Invited speakers: Deana Lawson, artist; Martha Rosler, artist; Joel Sternfeld, artist; Sara VanDerBeek, artist; and JoAnn Verburg, artist.
Discussion was based around questions from the participants:
1. What is too sacred for photography to touch? What are our own individual boundaries? How do we set them up? Is there a collective boundary? (I'm thinking of Seiichi Furuya's pictures of his wife's suicide and Werner Herzog's film White Diamond, in which he resists the impulse to film a sacred waterfall in Brazil.)
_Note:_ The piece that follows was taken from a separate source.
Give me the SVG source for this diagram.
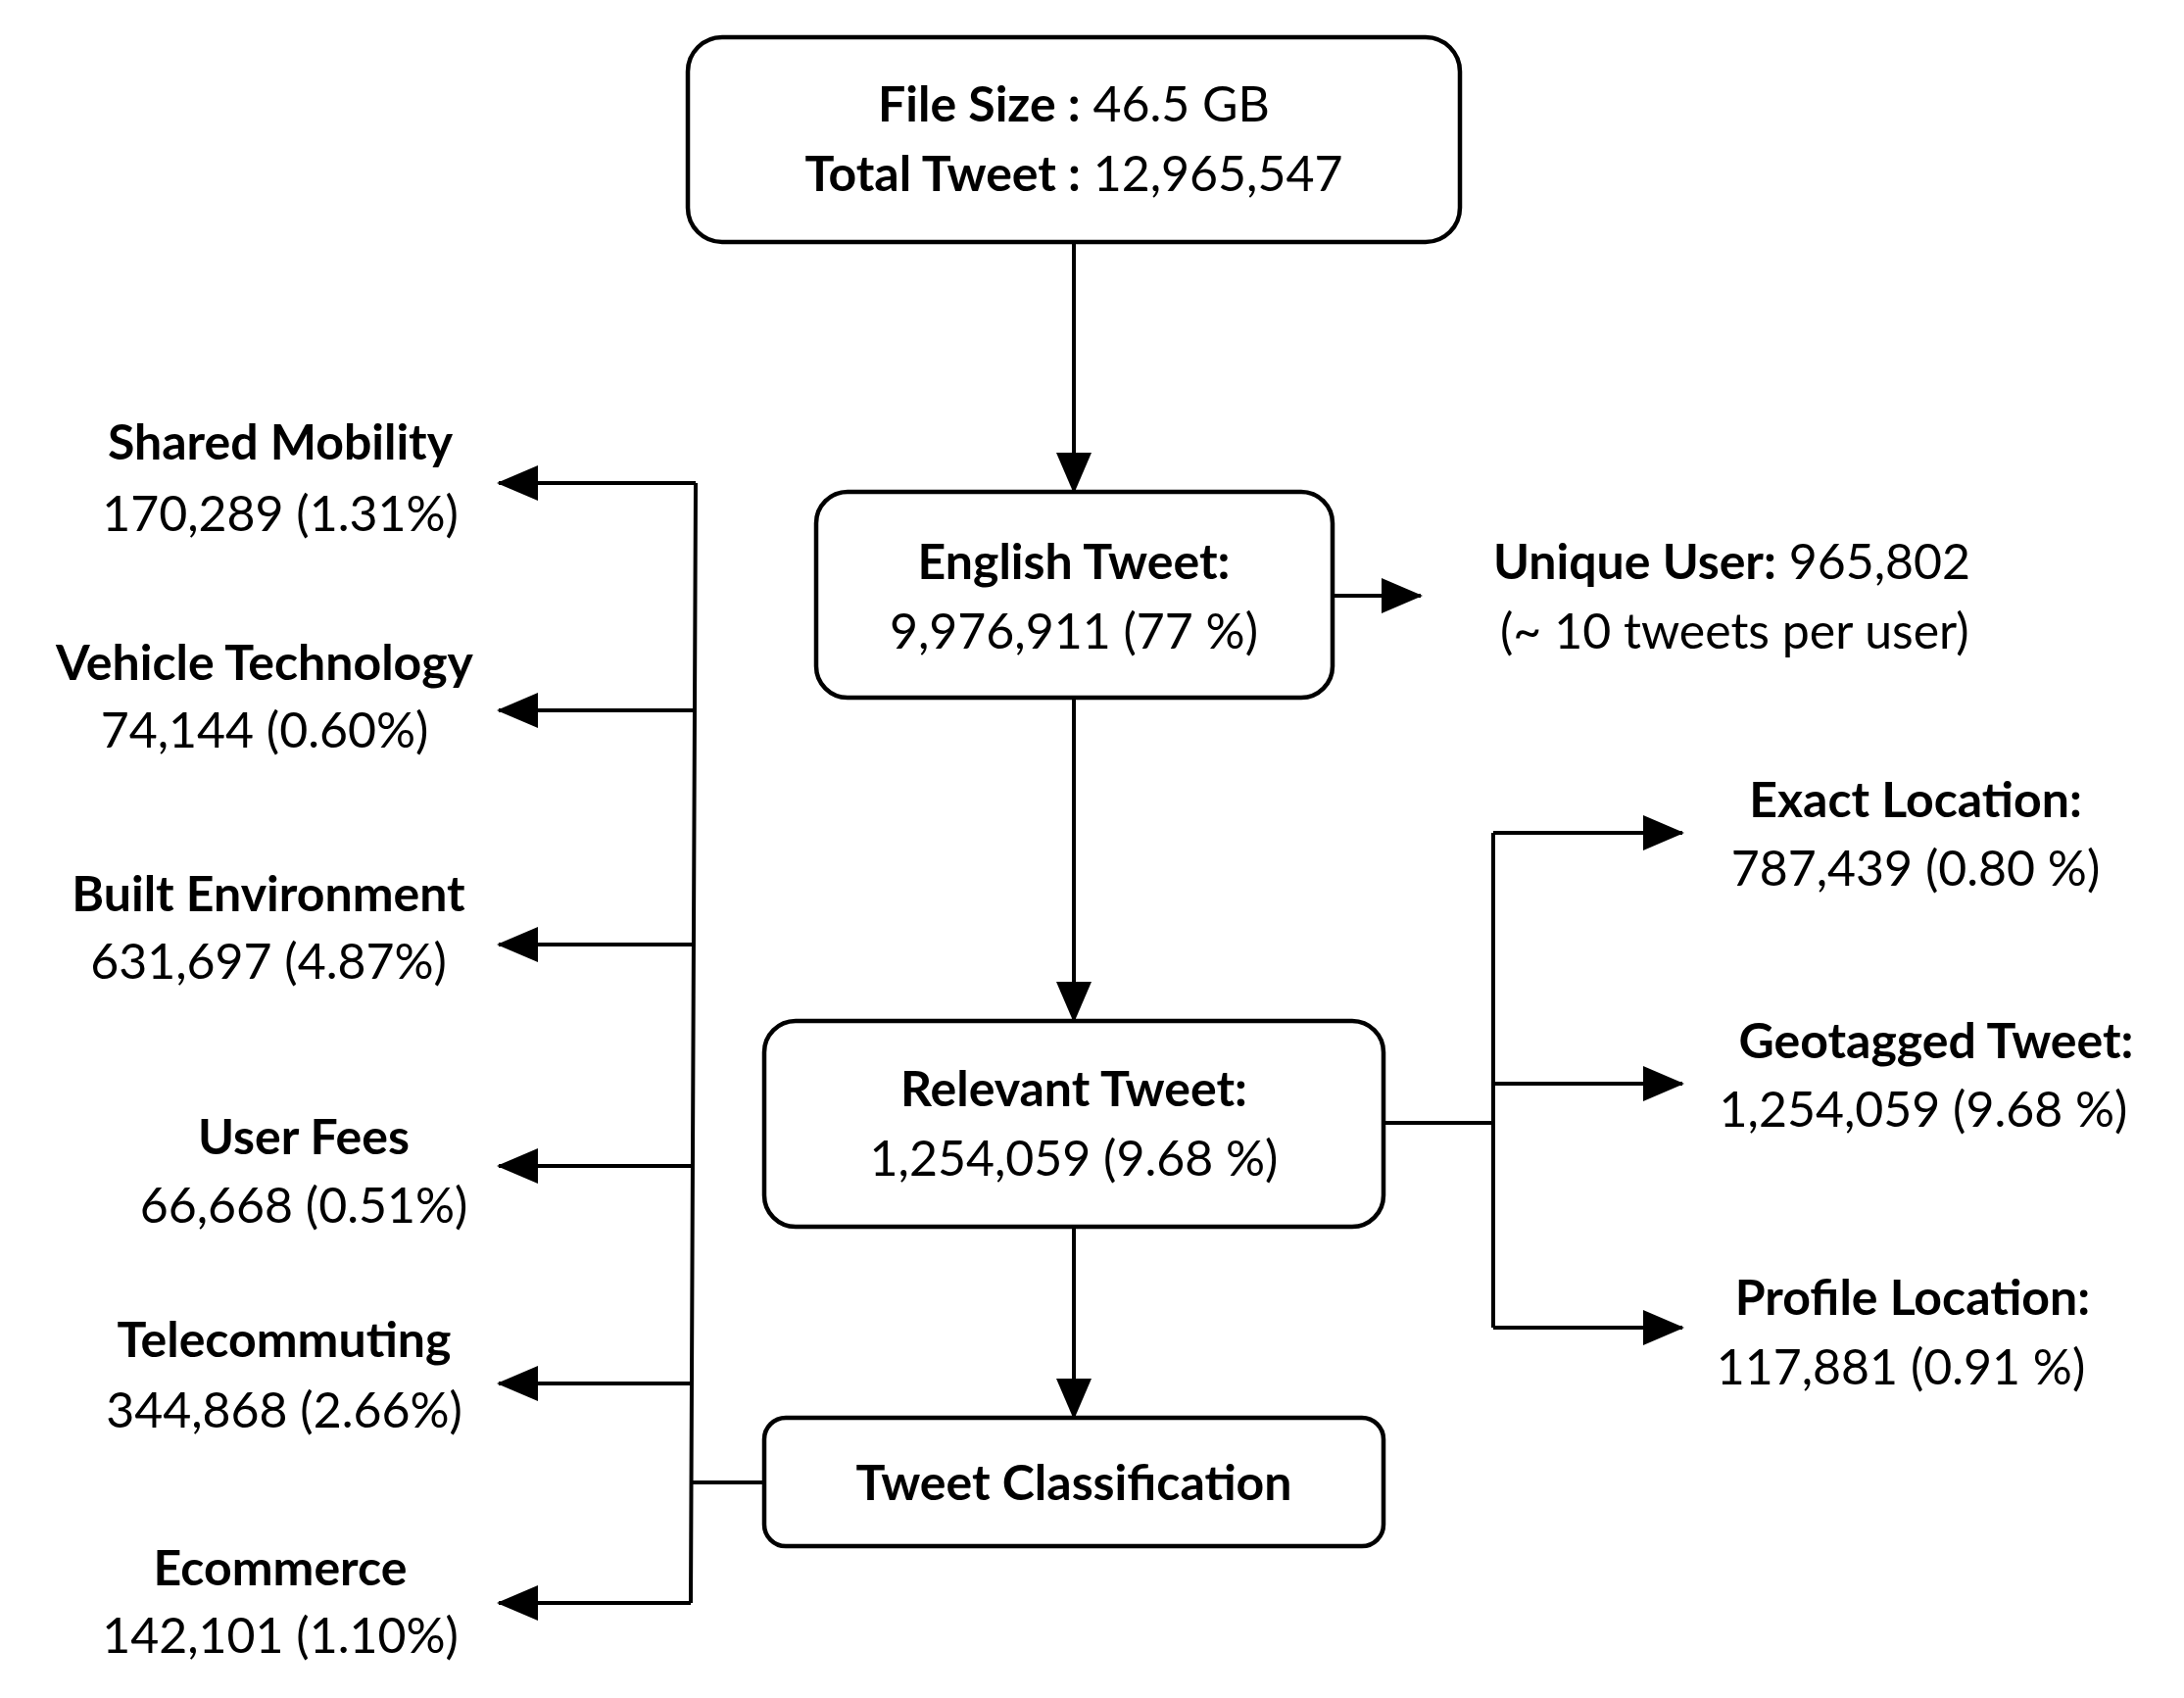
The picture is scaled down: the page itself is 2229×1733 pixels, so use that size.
<svg xmlns="http://www.w3.org/2000/svg" width="2229" height="1733" viewBox="0 0 2229 1733">
<style>
text{font-family:Lato,"Open Sans","Liberation Sans",sans-serif;font-size:50px;fill:#000;text-anchor:middle}
.b{font-weight:bold}
.box{fill:#fff;stroke:#000;stroke-width:4.5}
.ln{fill:none;stroke:#000;stroke-width:4}
.ar{fill:none;stroke:#000;stroke-width:4;marker-end:url(#ah)}
</style>
<defs><marker id="ah" markerUnits="userSpaceOnUse" markerWidth="42" markerHeight="36" refX="40" refY="18" orient="auto"><path d="M0,0 L42,18 L0,36 Z" fill="#000"/></marker></defs>
<rect width="2229" height="1733" fill="#fff"/>
<g id="connectors">
<path class="ar" d="M1096,247 V502"/>
<path class="ar" d="M1360,608 H1450"/>
<path class="ar" d="M1096,712 V1042"/>
<path class="ar" d="M1096,1252 V1447"/>
<path class="ln" d="M1412,1146 H1524 M1524,850 V1355"/>
<path class="ar" d="M1524,850 H1717"/>
<path class="ar" d="M1524,1106 H1717"/>
<path class="ar" d="M1524,1355 H1717"/>
<path class="ln" d="M780,1513 H705 M710,493 L705,1636"/>
<path class="ar" d="M710,493 H509"/>
<path class="ar" d="M709,725 H509"/>
<path class="ar" d="M708,964 H509"/>
<path class="ar" d="M707,1190 H509"/>
<path class="ar" d="M706,1412 H509"/>
<path class="ar" d="M705,1636 H509"/>
</g>
<g id="top"><rect class="box" x="702" y="38" width="788" height="209" rx="35"/>
<text x="1096" y="124"><tspan class="b">File Size :</tspan> 46.5 GB</text>
<text x="1096" y="195"><tspan class="b">Total Tweet :</tspan> 12,965,547</text></g>
<g id="english"><rect class="box" x="833" y="502" width="527" height="210" rx="32"/>
<text x="1096" y="591" class="b">English Tweet:</text>
<text x="1096" y="662">9,976,911  (77 %)</text></g>
<g id="unique"><text x="1524" y="591" style="text-anchor:start"><tspan class="b">Unique User:</tspan> 965,802</text>
<text x="1531" y="662" style="text-anchor:start">(~ 10 tweets per user)</text></g>
<g id="relevant"><rect class="box" x="780" y="1042" width="632" height="210" rx="32"/>
<text x="1096" y="1129" class="b">Relevant Tweet:</text>
<text x="1096" y="1200">1,254,059 (9.68 %)</text></g>
<g id="classification"><rect class="box" x="780" y="1447" width="632" height="131" rx="22"/>
<text x="1096" y="1531" class="b">Tweet Classification</text></g>
<g id="exact"><text x="1955" y="834" class="b">Exact Location:</text><text x="1955" y="904">787,439 (0.80 %)</text></g>
<g id="geo"><text x="1976" y="1080" class="b">Geotagged Tweet:</text><text x="1963" y="1150">1,254,059 (9.68 %)</text></g>
<g id="profile"><text x="1952" y="1342" class="b">Profile Location:</text><text x="1940" y="1413">117,881 (0.91 %)</text></g>
<g id="shared"><text x="286" y="469" class="b">Shared Mobility</text><text x="286" y="542">170,289 (1.31%)</text></g>
<g id="vehicle"><text x="270" y="694" class="b">Vehicle Technology</text><text x="270" y="763">74,144 (0.60%)</text></g>
<g id="built"><text x="274" y="930" class="b">Built Environment</text><text x="274" y="999">631,697 (4.87%)</text></g>
<g id="fees"><text x="310" y="1178" class="b">User Fees</text><text x="310" y="1248">66,668 (0.51%)</text></g>
<g id="tele"><text x="290" y="1385" class="b">Telecommuting</text><text x="290" y="1457">344,868 (2.66%)</text></g>
<g id="ecom"><text x="286" y="1618" class="b">Ecommerce</text><text x="286" y="1687">142,101 (1.10%)</text></g>
</svg>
The history (or rather histories) of photography is both magical and dark. With regard to difference, multiculturalism, and the marketplace, how have we grown from our legacies? How can we challenge ourselves individually as invested image makers? How can we challenge ourselves as representatives of institutional, academic, and commercial platforms? How can the collective group be imaginative in responding to these questions?
We often think of the vulnerability of the human subject within documentarian practices of strangers. Where can we locate the photographer's vulnerability? I'm thinking of the gap that can often exist between the photographer's socioeconomic, cultural, and personal background and that of his/her subject. Do we acknowledge and take responsibility for that gap enough? In a contemporary context, how does that gap become a part of the meaning of pictures, and possibly enrich discourse?
1. I would like to start by asking how we conceive of the relationship between photography and truth. Even without engaging in metaphysical speculation, can we speak of photography making any claim to truth today? And, if not, can we then say that this amounts to the truth of photography? How much of this is a kind of professional requirement and how much is grounded in everyday life? In other words, is our skepticism of photographic truth a professional requirement—a necessary showing of humility or of professional distance—or just the inevitable result of practical knowledge, of our knowing how to create and manipulate images?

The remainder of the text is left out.